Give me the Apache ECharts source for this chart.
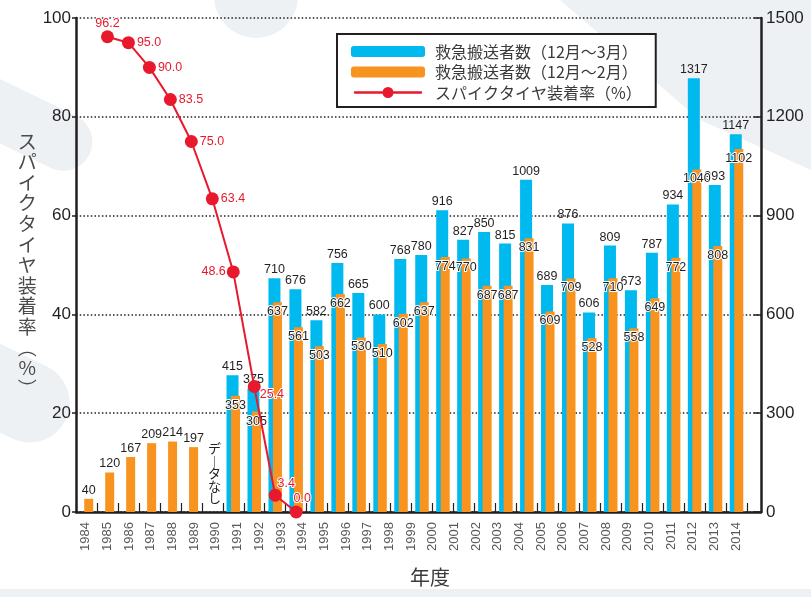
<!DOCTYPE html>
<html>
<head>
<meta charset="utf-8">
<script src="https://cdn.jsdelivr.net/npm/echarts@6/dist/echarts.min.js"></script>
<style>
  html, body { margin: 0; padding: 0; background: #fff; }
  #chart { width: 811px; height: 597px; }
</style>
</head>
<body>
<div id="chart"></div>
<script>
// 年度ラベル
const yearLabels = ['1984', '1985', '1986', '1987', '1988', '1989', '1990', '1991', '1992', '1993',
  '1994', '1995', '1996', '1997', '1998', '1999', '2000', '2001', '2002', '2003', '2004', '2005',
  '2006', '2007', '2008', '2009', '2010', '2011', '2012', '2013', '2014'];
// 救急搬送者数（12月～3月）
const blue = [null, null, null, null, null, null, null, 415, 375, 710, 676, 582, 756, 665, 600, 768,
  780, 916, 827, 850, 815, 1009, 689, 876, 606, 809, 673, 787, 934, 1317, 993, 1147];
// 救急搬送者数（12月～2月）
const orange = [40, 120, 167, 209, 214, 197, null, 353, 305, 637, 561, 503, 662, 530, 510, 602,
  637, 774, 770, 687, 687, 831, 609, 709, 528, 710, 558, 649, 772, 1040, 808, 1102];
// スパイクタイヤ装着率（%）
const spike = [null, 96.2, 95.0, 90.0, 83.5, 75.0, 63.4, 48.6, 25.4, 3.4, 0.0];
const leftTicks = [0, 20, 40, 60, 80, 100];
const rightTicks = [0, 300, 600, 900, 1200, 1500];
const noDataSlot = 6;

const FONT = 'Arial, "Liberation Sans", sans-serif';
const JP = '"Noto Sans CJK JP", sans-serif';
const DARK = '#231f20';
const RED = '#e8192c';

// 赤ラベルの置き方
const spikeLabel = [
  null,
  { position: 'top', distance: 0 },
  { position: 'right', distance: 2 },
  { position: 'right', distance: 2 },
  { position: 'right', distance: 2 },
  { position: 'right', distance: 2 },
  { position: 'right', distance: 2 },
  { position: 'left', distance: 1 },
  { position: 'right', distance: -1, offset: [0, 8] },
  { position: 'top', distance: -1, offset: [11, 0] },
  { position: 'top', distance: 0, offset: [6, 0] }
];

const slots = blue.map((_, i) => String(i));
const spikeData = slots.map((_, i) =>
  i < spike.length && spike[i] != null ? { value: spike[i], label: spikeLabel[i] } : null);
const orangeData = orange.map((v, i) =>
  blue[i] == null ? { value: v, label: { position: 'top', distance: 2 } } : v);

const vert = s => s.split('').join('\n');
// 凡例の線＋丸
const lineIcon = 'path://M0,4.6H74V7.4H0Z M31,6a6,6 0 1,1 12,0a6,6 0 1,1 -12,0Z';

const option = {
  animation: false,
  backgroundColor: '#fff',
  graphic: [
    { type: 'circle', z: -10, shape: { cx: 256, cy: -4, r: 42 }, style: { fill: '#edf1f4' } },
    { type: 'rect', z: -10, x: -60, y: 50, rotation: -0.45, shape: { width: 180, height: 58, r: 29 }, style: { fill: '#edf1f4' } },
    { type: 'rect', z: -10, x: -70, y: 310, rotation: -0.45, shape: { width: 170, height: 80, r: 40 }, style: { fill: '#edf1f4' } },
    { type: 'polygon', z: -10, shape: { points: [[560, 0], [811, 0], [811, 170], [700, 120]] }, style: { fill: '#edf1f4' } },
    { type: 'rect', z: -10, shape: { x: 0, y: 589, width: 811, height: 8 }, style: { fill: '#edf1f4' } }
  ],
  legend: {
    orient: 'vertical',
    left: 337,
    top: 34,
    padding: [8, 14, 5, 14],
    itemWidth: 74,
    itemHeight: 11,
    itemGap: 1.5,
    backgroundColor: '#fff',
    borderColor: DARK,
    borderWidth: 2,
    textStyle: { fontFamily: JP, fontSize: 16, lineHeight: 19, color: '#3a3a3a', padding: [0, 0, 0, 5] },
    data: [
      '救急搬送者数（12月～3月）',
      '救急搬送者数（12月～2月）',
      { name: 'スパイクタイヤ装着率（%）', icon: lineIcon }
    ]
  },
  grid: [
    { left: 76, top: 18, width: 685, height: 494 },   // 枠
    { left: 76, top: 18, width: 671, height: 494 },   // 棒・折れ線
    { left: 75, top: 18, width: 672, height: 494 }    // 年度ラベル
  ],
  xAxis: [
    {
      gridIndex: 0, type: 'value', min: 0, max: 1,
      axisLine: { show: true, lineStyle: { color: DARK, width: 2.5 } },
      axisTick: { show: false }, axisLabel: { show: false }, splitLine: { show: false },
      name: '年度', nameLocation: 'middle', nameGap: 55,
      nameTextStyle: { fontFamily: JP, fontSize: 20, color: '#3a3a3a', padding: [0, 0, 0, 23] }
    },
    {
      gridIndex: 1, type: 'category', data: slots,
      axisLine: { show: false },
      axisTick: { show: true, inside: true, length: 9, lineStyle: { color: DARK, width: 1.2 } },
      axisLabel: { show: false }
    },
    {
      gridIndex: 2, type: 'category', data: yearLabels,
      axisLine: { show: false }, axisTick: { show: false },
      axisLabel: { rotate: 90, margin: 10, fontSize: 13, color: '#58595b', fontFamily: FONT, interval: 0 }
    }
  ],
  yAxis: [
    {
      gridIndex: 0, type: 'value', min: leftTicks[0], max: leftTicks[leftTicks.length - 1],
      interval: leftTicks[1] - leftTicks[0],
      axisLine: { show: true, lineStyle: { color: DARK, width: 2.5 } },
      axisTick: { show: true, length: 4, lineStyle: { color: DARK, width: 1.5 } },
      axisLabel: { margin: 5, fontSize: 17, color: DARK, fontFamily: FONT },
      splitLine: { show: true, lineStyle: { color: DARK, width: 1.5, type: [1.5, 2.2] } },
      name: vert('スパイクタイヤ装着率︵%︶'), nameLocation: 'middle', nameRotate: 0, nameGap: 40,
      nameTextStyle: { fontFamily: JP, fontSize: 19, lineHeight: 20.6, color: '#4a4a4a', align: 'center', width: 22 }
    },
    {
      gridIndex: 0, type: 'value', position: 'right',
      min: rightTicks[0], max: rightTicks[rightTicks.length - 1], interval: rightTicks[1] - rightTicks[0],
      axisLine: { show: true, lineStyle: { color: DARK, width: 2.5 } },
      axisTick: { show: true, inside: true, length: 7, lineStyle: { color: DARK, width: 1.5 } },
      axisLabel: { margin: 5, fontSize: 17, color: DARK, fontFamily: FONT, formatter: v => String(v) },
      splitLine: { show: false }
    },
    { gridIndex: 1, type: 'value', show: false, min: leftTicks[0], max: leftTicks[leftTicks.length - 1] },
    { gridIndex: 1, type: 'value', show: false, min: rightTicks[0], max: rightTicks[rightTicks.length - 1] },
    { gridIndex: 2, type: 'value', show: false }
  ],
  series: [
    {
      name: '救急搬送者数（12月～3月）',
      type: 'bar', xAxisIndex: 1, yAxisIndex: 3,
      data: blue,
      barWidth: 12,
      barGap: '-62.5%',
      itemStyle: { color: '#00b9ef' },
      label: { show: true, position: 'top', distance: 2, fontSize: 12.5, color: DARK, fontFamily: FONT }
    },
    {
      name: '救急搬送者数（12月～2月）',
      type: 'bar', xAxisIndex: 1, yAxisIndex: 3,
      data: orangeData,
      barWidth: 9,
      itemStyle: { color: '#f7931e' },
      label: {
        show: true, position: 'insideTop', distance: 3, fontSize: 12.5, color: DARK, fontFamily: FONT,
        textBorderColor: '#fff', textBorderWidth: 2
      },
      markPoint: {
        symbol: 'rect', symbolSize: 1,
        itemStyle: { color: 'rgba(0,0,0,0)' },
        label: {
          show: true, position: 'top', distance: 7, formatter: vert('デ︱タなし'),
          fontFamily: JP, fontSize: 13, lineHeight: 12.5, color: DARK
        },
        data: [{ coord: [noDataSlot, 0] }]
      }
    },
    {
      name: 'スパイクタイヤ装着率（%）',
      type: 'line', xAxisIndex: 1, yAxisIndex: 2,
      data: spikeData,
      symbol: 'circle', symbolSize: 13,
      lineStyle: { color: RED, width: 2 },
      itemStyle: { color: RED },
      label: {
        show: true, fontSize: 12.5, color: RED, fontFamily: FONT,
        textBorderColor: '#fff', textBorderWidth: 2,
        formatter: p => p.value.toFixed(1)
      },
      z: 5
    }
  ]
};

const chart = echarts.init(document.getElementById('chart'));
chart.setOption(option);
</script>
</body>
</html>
===============
**The task**
Give again, word for word, every line from the top of the data above to the line holding "blue[i] == null", inclusive, with the pictures left out.

**Answer in full**
Give me the Apache ECharts source for this chart.
<!DOCTYPE html>
<html>
<head>
<meta charset="utf-8">
<script src="https://cdn.jsdelivr.net/npm/echarts@6/dist/echarts.min.js"></script>
<style>
  html, body { margin: 0; padding: 0; background: #fff; }
  #chart { width: 811px; height: 597px; }
</style>
</head>
<body>
<div id="chart"></div>
<script>
// 年度ラベル
const yearLabels = ['1984', '1985', '1986', '1987', '1988', '1989', '1990', '1991', '1992', '1993',
  '1994', '1995', '1996', '1997', '1998', '1999', '2000', '2001', '2002', '2003', '2004', '2005',
  '2006', '2007', '2008', '2009', '2010', '2011', '2012', '2013', '2014'];
// 救急搬送者数（12月～3月）
const blue = [null, null, null, null, null, null, null, 415, 375, 710, 676, 582, 756, 665, 600, 768,
  780, 916, 827, 850, 815, 1009, 689, 876, 606, 809, 673, 787, 934, 1317, 993, 1147];
// 救急搬送者数（12月～2月）
const orange = [40, 120, 167, 209, 214, 197, null, 353, 305, 637, 561, 503, 662, 530, 510, 602,
  637, 774, 770, 687, 687, 831, 609, 709, 528, 710, 558, 649, 772, 1040, 808, 1102];
// スパイクタイヤ装着率（%）
const spike = [null, 96.2, 95.0, 90.0, 83.5, 75.0, 63.4, 48.6, 25.4, 3.4, 0.0];
const leftTicks = [0, 20, 40, 60, 80, 100];
const rightTicks = [0, 300, 600, 900, 1200, 1500];
const noDataSlot = 6;

const FONT = 'Arial, "Liberation Sans", sans-serif';
const JP = '"Noto Sans CJK JP", sans-serif';
const DARK = '#231f20';
const RED = '#e8192c';

// 赤ラベルの置き方
const spikeLabel = [
  null,
  { position: 'top', distance: 0 },
  { position: 'right', distance: 2 },
  { position: 'right', distance: 2 },
  { position: 'right', distance: 2 },
  { position: 'right', distance: 2 },
  { position: 'right', distance: 2 },
  { position: 'left', distance: 1 },
  { position: 'right', distance: -1, offset: [0, 8] },
  { position: 'top', distance: -1, offset: [11, 0] },
  { position: 'top', distance: 0, offset: [6, 0] }
];

const slots = blue.map((_, i) => String(i));
const spikeData = slots.map((_, i) =>
  i < spike.length && spike[i] != null ? { value: spike[i], label: spikeLabel[i] } : null);
const orangeData = orange.map((v, i) =>
  blue[i] == null ? { value: v, label: { position: 'top', distance: 2 } } : v);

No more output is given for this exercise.